-- Start Data for this exercise --

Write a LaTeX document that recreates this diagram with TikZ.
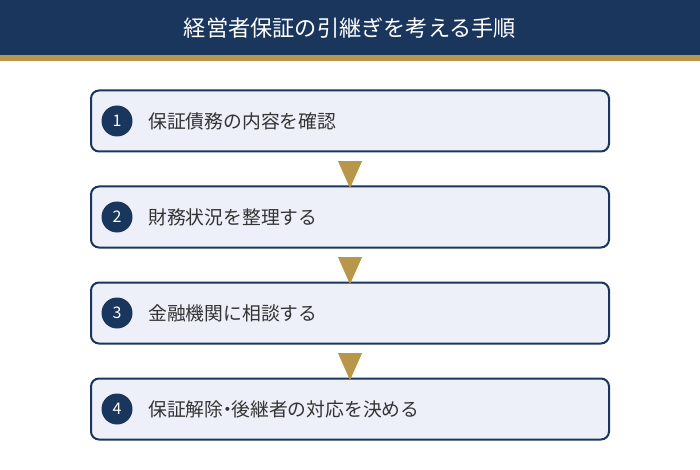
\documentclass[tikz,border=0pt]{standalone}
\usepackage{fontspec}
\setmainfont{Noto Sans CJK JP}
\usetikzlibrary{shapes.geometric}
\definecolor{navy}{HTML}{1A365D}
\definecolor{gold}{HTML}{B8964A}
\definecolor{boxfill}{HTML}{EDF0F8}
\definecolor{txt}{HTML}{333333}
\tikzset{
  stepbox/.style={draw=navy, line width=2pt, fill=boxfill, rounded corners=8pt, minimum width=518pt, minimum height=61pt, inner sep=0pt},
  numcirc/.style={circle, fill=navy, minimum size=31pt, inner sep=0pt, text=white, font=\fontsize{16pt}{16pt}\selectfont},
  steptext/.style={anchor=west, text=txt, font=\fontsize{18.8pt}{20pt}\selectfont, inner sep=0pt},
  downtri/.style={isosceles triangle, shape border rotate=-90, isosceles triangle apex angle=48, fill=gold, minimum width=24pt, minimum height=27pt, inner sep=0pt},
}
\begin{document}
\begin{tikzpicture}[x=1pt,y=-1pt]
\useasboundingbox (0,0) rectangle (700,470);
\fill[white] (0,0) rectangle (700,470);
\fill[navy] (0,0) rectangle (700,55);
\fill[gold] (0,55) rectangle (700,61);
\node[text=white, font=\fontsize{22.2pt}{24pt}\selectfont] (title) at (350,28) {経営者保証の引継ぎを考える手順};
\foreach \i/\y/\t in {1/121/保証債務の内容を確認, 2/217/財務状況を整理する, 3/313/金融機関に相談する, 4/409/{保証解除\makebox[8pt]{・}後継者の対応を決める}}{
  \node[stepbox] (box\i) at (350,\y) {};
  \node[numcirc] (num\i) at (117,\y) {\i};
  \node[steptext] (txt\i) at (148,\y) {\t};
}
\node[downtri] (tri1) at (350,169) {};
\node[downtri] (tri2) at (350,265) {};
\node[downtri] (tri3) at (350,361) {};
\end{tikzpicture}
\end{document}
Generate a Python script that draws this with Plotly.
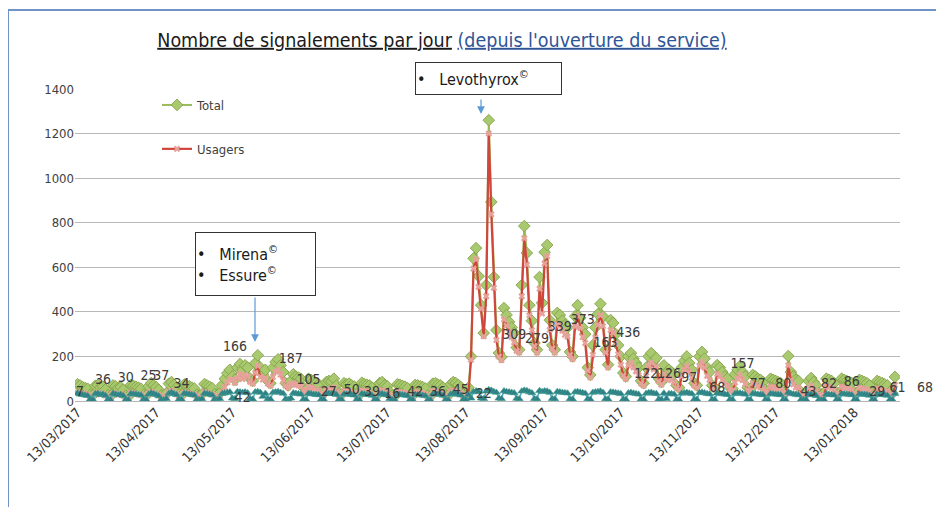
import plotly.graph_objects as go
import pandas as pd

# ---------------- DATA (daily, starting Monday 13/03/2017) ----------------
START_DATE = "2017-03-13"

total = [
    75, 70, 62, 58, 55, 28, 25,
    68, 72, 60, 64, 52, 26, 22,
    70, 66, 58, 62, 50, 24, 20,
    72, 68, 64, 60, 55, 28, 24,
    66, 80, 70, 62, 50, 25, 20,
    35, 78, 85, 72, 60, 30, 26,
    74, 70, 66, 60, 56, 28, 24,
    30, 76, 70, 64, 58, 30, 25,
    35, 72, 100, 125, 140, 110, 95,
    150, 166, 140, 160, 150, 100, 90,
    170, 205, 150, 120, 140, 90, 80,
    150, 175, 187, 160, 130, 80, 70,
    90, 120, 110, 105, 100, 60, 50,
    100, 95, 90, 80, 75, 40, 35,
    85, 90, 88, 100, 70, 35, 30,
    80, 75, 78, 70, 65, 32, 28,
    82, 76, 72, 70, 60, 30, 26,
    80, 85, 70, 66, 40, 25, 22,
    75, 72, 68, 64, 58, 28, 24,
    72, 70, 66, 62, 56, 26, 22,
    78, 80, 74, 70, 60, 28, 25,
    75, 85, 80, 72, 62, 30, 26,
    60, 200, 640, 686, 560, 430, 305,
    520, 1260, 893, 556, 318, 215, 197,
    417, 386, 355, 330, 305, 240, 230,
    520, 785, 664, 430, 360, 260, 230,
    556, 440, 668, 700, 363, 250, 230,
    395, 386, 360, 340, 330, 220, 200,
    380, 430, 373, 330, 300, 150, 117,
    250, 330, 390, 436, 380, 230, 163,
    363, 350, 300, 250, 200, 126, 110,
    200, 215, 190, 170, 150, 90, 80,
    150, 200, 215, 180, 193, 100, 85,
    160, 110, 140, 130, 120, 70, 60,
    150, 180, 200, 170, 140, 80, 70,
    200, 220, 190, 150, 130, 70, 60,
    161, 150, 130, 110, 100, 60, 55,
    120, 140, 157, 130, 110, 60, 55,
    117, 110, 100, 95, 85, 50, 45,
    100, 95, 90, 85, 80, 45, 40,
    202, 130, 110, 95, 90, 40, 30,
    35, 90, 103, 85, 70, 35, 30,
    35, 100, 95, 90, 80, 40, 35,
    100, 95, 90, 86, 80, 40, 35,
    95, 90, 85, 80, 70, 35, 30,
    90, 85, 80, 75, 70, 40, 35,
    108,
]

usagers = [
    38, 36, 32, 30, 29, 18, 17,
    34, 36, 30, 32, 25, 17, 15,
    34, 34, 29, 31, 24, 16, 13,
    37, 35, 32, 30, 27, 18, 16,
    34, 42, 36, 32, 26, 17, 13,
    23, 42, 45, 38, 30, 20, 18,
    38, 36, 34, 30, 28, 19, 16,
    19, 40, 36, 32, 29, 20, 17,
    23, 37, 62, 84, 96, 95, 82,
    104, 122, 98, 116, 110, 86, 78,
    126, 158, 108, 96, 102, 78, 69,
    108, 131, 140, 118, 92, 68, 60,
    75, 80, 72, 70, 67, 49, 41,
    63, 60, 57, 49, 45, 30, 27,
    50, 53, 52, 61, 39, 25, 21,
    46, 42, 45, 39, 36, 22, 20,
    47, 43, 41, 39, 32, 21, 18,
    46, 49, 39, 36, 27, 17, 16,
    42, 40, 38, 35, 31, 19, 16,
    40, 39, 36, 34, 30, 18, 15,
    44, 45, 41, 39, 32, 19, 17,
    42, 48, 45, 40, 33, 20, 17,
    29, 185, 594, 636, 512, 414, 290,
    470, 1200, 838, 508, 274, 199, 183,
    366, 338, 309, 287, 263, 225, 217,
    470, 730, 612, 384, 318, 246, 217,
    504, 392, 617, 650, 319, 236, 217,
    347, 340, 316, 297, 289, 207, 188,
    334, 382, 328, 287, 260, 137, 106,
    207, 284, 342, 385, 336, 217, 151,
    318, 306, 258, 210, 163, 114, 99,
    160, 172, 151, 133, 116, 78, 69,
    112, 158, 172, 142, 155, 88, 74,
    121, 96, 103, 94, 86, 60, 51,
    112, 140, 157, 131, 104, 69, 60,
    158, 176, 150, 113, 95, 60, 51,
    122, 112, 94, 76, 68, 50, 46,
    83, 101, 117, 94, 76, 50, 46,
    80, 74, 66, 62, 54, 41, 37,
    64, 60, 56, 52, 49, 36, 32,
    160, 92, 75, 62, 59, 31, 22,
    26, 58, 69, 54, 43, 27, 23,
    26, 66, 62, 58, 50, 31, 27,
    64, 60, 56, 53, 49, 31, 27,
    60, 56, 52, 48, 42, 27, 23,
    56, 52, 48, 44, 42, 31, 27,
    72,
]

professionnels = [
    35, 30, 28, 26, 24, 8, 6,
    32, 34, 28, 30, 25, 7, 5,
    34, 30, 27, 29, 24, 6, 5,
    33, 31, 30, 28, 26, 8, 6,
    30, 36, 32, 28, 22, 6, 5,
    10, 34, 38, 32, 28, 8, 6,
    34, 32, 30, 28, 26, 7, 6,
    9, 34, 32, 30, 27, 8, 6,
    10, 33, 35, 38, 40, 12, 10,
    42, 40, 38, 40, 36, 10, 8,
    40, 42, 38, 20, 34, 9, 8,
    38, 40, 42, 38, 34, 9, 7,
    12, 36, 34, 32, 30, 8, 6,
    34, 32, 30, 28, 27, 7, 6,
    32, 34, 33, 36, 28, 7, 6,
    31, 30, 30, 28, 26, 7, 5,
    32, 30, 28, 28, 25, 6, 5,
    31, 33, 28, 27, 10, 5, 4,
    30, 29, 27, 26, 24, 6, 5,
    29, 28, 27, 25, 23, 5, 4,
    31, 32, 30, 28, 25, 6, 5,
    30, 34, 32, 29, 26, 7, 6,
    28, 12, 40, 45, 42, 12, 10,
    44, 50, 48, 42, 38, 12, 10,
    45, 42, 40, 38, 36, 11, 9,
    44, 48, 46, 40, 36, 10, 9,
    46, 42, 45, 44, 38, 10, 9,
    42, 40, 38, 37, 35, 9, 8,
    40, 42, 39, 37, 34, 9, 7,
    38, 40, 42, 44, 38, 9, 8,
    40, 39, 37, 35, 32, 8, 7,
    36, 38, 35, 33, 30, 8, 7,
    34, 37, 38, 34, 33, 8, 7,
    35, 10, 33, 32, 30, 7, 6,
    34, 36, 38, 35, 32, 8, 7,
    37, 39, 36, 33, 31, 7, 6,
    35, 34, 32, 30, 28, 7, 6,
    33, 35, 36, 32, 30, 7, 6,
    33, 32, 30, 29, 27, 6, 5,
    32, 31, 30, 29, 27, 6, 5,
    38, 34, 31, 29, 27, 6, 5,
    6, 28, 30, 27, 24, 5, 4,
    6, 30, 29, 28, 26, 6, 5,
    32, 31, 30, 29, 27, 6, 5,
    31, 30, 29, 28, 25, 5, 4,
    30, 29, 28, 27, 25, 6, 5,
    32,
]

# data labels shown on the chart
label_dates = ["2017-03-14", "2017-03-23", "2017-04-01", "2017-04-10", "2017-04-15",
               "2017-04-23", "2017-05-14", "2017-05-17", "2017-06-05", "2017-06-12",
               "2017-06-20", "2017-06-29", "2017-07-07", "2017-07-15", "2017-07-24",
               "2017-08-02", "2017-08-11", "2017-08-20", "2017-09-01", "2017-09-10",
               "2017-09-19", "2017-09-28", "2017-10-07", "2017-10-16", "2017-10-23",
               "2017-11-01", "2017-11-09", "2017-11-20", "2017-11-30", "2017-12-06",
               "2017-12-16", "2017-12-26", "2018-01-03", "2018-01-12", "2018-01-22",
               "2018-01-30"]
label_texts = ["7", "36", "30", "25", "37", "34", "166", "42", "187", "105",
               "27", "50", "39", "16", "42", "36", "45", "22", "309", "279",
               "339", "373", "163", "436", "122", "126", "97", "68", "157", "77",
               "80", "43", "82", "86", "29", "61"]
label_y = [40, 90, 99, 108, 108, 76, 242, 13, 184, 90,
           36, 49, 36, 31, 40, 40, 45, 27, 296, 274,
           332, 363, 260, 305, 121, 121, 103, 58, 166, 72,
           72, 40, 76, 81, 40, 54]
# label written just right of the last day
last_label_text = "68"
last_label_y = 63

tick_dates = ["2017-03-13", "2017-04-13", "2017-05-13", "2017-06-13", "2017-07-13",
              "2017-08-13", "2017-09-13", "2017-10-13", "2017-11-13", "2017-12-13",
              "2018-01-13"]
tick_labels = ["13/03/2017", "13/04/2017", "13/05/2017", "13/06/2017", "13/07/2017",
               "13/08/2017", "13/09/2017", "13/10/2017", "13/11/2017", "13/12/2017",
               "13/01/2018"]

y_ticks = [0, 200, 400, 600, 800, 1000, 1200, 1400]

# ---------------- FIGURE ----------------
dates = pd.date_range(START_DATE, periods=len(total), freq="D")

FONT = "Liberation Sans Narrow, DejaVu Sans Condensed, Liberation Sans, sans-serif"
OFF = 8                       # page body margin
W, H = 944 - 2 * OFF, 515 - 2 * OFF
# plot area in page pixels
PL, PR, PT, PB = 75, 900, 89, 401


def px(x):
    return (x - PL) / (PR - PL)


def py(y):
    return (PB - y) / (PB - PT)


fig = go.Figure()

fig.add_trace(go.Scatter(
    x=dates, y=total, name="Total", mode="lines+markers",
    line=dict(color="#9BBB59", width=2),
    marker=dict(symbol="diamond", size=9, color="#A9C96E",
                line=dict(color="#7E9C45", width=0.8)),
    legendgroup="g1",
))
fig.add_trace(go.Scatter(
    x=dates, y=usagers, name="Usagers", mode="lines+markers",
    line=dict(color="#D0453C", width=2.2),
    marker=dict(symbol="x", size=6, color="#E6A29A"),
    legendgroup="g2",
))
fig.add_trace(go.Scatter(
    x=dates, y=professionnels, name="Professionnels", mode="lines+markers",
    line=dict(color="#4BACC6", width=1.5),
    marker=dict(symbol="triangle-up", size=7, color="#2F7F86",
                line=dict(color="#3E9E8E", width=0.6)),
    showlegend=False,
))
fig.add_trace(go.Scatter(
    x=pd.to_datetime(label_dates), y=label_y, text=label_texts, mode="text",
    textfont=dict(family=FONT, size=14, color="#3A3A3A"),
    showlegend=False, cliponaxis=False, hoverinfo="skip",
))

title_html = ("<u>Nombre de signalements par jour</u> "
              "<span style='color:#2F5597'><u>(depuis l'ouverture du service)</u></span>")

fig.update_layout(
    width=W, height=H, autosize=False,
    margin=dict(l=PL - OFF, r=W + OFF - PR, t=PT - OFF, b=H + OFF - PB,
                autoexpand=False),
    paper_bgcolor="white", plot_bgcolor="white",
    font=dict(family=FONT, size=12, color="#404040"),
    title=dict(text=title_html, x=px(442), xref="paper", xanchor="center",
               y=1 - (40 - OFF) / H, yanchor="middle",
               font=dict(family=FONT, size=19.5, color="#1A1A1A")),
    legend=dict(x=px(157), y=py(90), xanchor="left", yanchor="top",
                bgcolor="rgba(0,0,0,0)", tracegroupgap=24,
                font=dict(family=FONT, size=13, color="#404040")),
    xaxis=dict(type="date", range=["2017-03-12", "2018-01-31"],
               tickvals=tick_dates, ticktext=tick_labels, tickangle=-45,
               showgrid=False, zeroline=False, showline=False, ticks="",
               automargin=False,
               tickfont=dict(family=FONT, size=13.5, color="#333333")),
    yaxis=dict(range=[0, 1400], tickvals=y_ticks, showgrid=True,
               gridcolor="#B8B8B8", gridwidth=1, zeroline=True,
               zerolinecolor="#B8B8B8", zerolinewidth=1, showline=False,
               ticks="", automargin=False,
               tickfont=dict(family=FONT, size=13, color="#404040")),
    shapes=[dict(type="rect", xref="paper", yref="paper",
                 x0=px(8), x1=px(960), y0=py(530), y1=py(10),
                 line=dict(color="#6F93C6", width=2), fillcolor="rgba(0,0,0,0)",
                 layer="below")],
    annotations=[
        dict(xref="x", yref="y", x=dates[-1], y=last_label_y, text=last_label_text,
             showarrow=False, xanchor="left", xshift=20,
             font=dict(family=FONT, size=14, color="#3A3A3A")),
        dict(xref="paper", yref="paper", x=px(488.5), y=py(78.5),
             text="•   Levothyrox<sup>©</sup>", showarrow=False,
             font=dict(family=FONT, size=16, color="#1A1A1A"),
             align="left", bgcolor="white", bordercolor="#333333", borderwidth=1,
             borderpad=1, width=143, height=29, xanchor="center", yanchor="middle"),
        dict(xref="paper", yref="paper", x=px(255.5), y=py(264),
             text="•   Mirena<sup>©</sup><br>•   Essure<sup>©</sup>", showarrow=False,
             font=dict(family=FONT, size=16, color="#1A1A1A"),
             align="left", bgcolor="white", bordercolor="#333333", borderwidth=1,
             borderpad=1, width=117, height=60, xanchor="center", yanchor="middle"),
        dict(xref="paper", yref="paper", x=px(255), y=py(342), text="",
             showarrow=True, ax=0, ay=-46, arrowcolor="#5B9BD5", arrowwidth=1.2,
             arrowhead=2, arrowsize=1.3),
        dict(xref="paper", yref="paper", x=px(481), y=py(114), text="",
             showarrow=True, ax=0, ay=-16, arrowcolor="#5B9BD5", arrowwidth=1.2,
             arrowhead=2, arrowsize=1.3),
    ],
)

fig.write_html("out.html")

-- End Data for this exercise --

### Stated exercise
Reproduce every line from the entries that holds the word "with".

### Exercise output
Write a LaTeX document that recreates this diagram with TikZ.
Generate a Python script that draws this with Plotly.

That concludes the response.